Earlier this year a local Wilderness Watch member, Fred Goodsell, sounded the alarm that the U.S. Fish and Wildlife Service (FWS) had designated an illegal vehicle route as an “administrative road” through the Cabeza-Prieta Wilderness in southwest Arizona. The route, known as Los Vidrios, was reportedly created for and used as a smuggling route for many years before vehicle barriers were installed along the U.S. border with Mexico.

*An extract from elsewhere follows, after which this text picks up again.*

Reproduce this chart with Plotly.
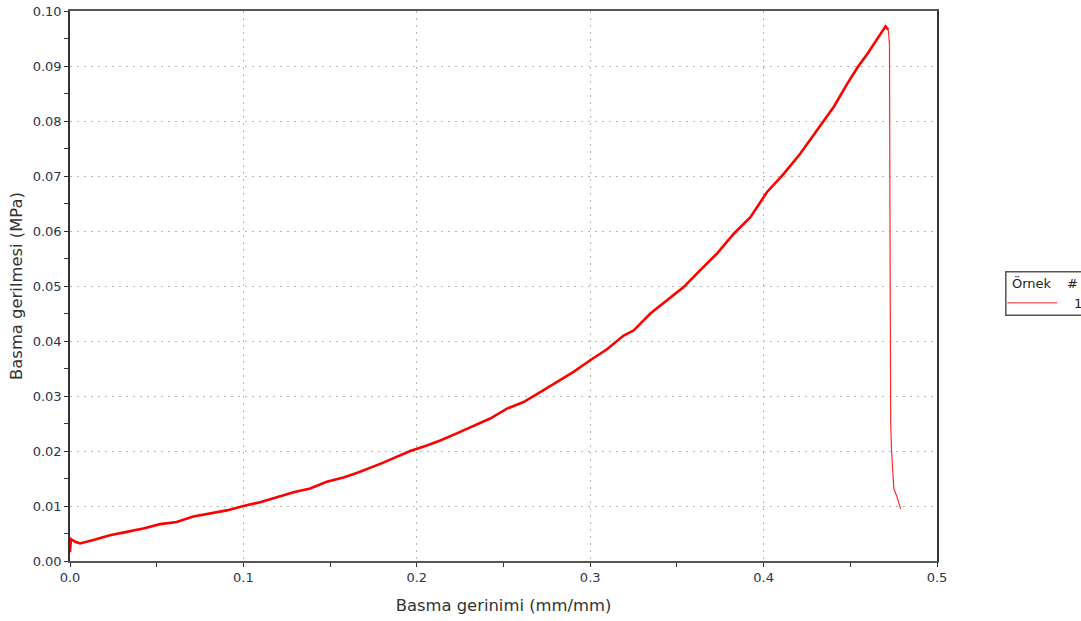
import plotly.graph_objects as go

# Rising part of the compression curve (strain mm/mm, stress MPa)
strain_rise = [0.0, 0.0005, 0.003, 0.0058, 0.0135, 0.023, 0.0327, 0.0423, 0.052, 0.0615,
               0.0711, 0.0808, 0.0904, 0.1, 0.1096, 0.1193, 0.1289, 0.1385, 0.1481, 0.1577,
               0.1654, 0.18, 0.1962, 0.2058, 0.2135, 0.2231, 0.2327, 0.2423, 0.252, 0.2616,
               0.2712, 0.2808, 0.2904, 0.3, 0.3097, 0.3193, 0.325, 0.3347, 0.3443, 0.3539,
               0.3635, 0.3731, 0.3828, 0.3924, 0.402, 0.4116, 0.4212, 0.4308, 0.4405, 0.4483,
               0.4543, 0.4603, 0.4643, 0.4673, 0.4703, 0.4719]
stress_rise = [0.0016, 0.0040, 0.0035, 0.0032, 0.0038, 0.0047, 0.0053, 0.0059, 0.0067, 0.0071,
               0.0081, 0.0086, 0.0092, 0.0100, 0.0107, 0.0116, 0.0125, 0.0132, 0.0144, 0.0152,
               0.0160, 0.0178, 0.0200, 0.0210, 0.0219, 0.0232, 0.0245, 0.0259, 0.0277, 0.0289,
               0.0307, 0.0325, 0.0344, 0.0365, 0.0385, 0.0410, 0.0419, 0.0450, 0.0474, 0.0498,
               0.0529, 0.0559, 0.0595, 0.0625, 0.0671, 0.0704, 0.0741, 0.0784, 0.0826, 0.0868,
               0.0898, 0.0924, 0.0943, 0.0959, 0.0972, 0.0966]

# Failure / drop part
strain_drop = [0.4719, 0.4726, 0.4728, 0.4731, 0.4733, 0.4738, 0.4751, 0.4770, 0.4790]
stress_drop = [0.0966, 0.0940, 0.0700, 0.0450, 0.0250, 0.0200, 0.0132, 0.0116, 0.0095]

x_ticks = [0.0, 0.1, 0.2, 0.3, 0.4, 0.5]
x_labels = ["0.0", "0.1", "0.2", "0.3", "0.4", "0.5"]
y_ticks = [0.00, 0.01, 0.02, 0.03, 0.04, 0.05, 0.06, 0.07, 0.08, 0.09, 0.10]
y_labels = ["0.00", "0.01", "0.02", "0.03", "0.04", "0.05", "0.06", "0.07", "0.08", "0.09", "0.10"]

legend_title = ["Örnek", "#"]
series_name = "1"

FONT = "DejaVu Sans"
TICKCOL = "#2b3350"

fig = go.Figure()
fig.add_trace(go.Scatter(x=strain_rise, y=stress_rise, mode="lines",
                         line=dict(color="#ff0000", width=2.6), showlegend=False,
                         hoverinfo="skip"))
fig.add_trace(go.Scatter(x=strain_drop, y=stress_drop, mode="lines",
                         line=dict(color="#ff2a2a", width=1.2), showlegend=False,
                         name=series_name))

W, H = 1081, 621
L, T = 70, 10.7
R = W - 936.7
B = H - 560.7

fig.update_layout(
    width=W, height=H,
    margin=dict(l=L, r=R, t=T, b=B, autoexpand=False),
    paper_bgcolor="white", plot_bgcolor="white",
    font=dict(family=FONT, size=13, color=TICKCOL),
    showlegend=False,
)

GRID = dict(showgrid=True, gridcolor="#b8b8ac", griddash="2px,5px", gridwidth=1)

fig.update_xaxes(
    range=[0, 0.5], tickvals=x_ticks, ticktext=x_labels,
    showline=True, linecolor="#555555", linewidth=1.5, mirror=True,
    ticks="outside", ticklen=4, tickcolor="#333333",
    minor=dict(dtick=0.05, ticks="outside", ticklen=4, tickcolor="#333333", showgrid=False),
    zeroline=False,
    title=dict(text="Basma gerinimi (mm/mm)", font=dict(family=FONT, size=16.4, color="#333333"), standoff=15),
    tickfont=dict(family=FONT, size=13, color=TICKCOL),
    **GRID,
)
fig.update_yaxes(
    range=[0, 0.1], tickvals=y_ticks, ticktext=y_labels,
    showline=True, linecolor="#333333", linewidth=1.5, mirror=True,
    ticks="outside", ticklen=4, tickcolor="#333333",
    minor=dict(dtick=0.005, ticks="outside", ticklen=4, tickcolor="#333333", showgrid=False),
    zeroline=False,
    title=dict(text="Basma gerilmesi (MPa)", font=dict(family=FONT, size=16.4, color="#333333"), standoff=6),
    tickfont=dict(family=FONT, size=13, color=TICKCOL),
    **GRID,
)

# Legend box drawn in pixel coordinates converted to paper coordinates
def px(xp):
    return (xp - L) / (W - L - R)

def py(yp):
    return 1 - (yp - T) / (H - T - B)

fig.add_shape(type="rect", xref="paper", yref="paper",
              x0=px(1005.5), x1=px(1095), y0=py(315), y1=py(271.5),
              line=dict(color="#555555", width=1.5), fillcolor="white", layer="above")
fig.add_shape(type="line", xref="paper", yref="paper",
              x0=px(1007), x1=px(1057), y0=py(302.5), y1=py(302.5),
              line=dict(color="#f27070", width=1.5), layer="above")
fig.add_annotation(xref="paper", yref="paper", x=px(1010), y=py(283), text=legend_title[0],
                   showarrow=False, xanchor="left", yanchor="middle",
                   font=dict(family=FONT, size=13, color="#222222"))
fig.add_annotation(xref="paper", yref="paper", x=px(1065), y=py(283), text=legend_title[1],
                   showarrow=False, xanchor="left", yanchor="middle",
                   font=dict(family=FONT, size=13, color="#222222"))
fig.add_annotation(xref="paper", yref="paper", x=px(1072), y=py(303.5), text=series_name,
                   showarrow=False, xanchor="left", yanchor="middle",
                   font=dict(family=FONT, size=13, color="#222222"))

fig.write_html("out.html",
               config={"displayModeBar": False},
               post_script="document.body.style.margin='0';document.body.style.overflow='hidden';")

On behalf of Goodsell, Wilderness Watch, and the Grand Canyon Chapter of the Sierra Club, local attorney Cyndi Tuell sent a letter to the FWS stating the Service’s actions were likely in violation of both the Endangered Species Act and the Wilderness Act. The letter insisted the Los Vidrios route be identified on all agency maps and documents as an illegal, unauthorized route, and the signage be changed from an “Administrative Trail” to “Road Closed” north of the Camino del Diablo, a dirt road that divides the 803,000-acre Wilderness.
Soon after receiving the letter, refuge manager Sid Slone responded in writing by assuring us the “Administrative Trail” sign would be replaced with a “Road Closed” sign and the route would no longer be referred to as an administrative trail on future maps created by the FWS. In a subsequent email, he also assured us the route would not be used to perform refuge duties.
Kudos to Fred and Cyndi for their great work to protect the Cabeza-Prieta Wilderness from this illegal road!